Paper Structure (22 sections, 12 equations, 5 figures, 1 table)

This paper contains 22 sections, 12 equations, 5 figures, 1 table.

Figures (5)

  • Figure 1: The figure shows a duck being pressed. Animate124 struggles to produce effective motion and often results in abnormal appearances in the 4D content; for instance, the duck in the figure has two beaks. On the other hand, DG4D produces motion that does not adhere to physical laws, such as the abnormal deformations observed in the duck's head and blue wing. In contrast, our approach can generate 4D content with greater physical accuracy.
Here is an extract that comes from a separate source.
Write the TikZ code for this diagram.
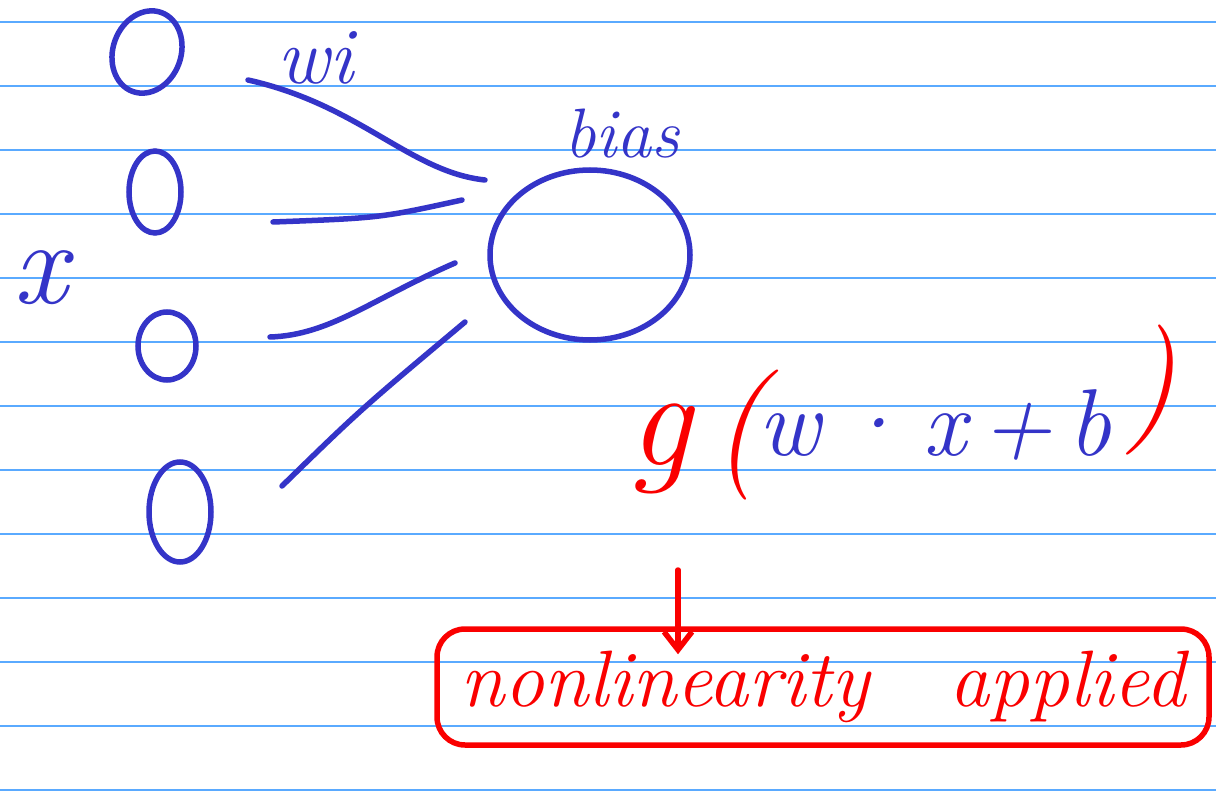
\documentclass[tikz,border=0pt]{standalone}
\usepackage{fontspec}
\usetikzlibrary{shapes.geometric,arrows.meta}
\definecolor{inkblue}{RGB}{52,52,200}
\definecolor{inkred}{RGB}{250,0,0}
\definecolor{ruling}{RGB}{90,170,255}
\newcommand{\handsize}[1]{\fontsize{#1}{#1}\selectfont\itshape}

\begin{document}
\begin{tikzpicture}[
    x=1pt, y=-1pt,
    ink/.style={draw=inkblue, line width=5.5pt, line cap=round},
    redink/.style={draw=inkred, line width=5.5pt, line cap=round},
    unit/.style={ellipse, ink, inner sep=0pt},
    blueword/.style={text=inkblue, inner sep=0pt},
    redword/.style={text=inkred, inner sep=0pt}
]
  \useasboundingbox[fill=white] (0,0) rectangle (1216,797);
  % Ruled paper.
  \foreach \y in {22,86,...,790} {
    \draw[ruling, line width=2pt] (0,\y) -- (1216,\y);
  }
  % Inputs and the neuron.
  \node[unit, minimum width=68pt, minimum height=84pt, rotate=-20] (in1) at (147,52) {};
  \node[unit, minimum width=52pt, minimum height=82pt] (in2) at (155,192) {};
  \node[unit, minimum width=58pt, minimum height=68pt] (in3) at (167,346) {};
  \node[unit, minimum width=62pt, minimum height=100pt] (in4) at (180,512) {};
  \node[unit, minimum width=200pt, minimum height=170pt] (neuron) at (590,255) {};
  \node[blueword, anchor=base] (xlabel) at (40,303) {\handsize{120}x};
  \node[blueword, anchor=base] (wlabel) at (315,84) {\handsize{80}wi};
  \node[blueword, anchor=base] (biaslabel) at (622,158) {\handsize{70}bias};
  % Weights, loose ends between the inputs and the neuron.
  \coordinate (w1a) at (248,80);  \coordinate (w1b) at (485,180);
  \coordinate (w2a) at (273,222); \coordinate (w2b) at (462,200);
  \coordinate (w3a) at (270,337); \coordinate (w3b) at (455,263);
  \coordinate (w4a) at (282,486); \coordinate (w4b) at (465,322);
  \draw[ink] (w1a) .. controls (360,105) and (410,172) .. (w1b);
  \draw[ink] (w2a) .. controls (380,218) .. (w2b);
  \draw[ink] (w3a) .. controls (330,335) and (370,300) .. (w3b);
  \draw[ink] (w4a) .. controls (360,410) .. (w4b);
  % Activation.
  \node[redword, anchor=base] (gfun) at (660,465) {\handsize{140}g};
  \node[redword, anchor=base] (lparen) at (738,467) {\handsize{130}(};
  \node[blueword, anchor=base] (affine) at (935,455) {\handsize{95}w\,·\,x\,+\,b};
  \node[redword, anchor=base] (rparen) at (1150,422) {\handsize{130})};
  \node[redword, redink, rounded corners=28pt, minimum width=772pt, minimum height=116pt,
    inner sep=0pt] (nonlin) at (823,687) {\handsize{80}nonlinearity\quad applied};
  \coordinate (arrtop) at (678,570);
  \draw[redink, -{Straight Barb[length=18pt, width=28pt]}] (arrtop) -- ([yshift=-28pt]arrtop |- nonlin.north);
\end{tikzpicture}
\end{document}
Moreover, our method reduces the generation time to an average of just 39.5 seconds.
  • Figure 2: Framework of Phy124. In 3D Gaussians Generation stage, from an input image, a static 3D Gaussians will be generated under the guidance of the diffusion model. In 4D Dynamics Generation stage, we consider each 3D Gaussian kernel as particles within a continuum and attribute physical properties (e.g., density, mass, etc) to them. Sequentially, we employ MPM to introduce dynamics to the static 3D Gaussians. Meanwhile, users can guide the MPM simulator to generate 4D content that aligns with their desired outcomes by adjusting the external forces.
  • Figure 3: Qualitative comparison with the baseline methods for image-to-4D generation. The description below the input image outlines the 4D content the user aims to generate. For each method, 14 frames of 4D content are generated, and every second frame is selected for display, showing a total of seven frames. Additionally, to compare geometric and temporal consistency across multiple views, the rendering perspective will change with each time step.
  • Figure 4: 4D content generated by applying different external forces. $\mathbf{f}$ denotes the external forces applied along the $x$, $y$, and $z$ directions. Dashed lines are included in the images to help observe the motion.
  • Figure 5: 4D content generated using different 3D generation methods.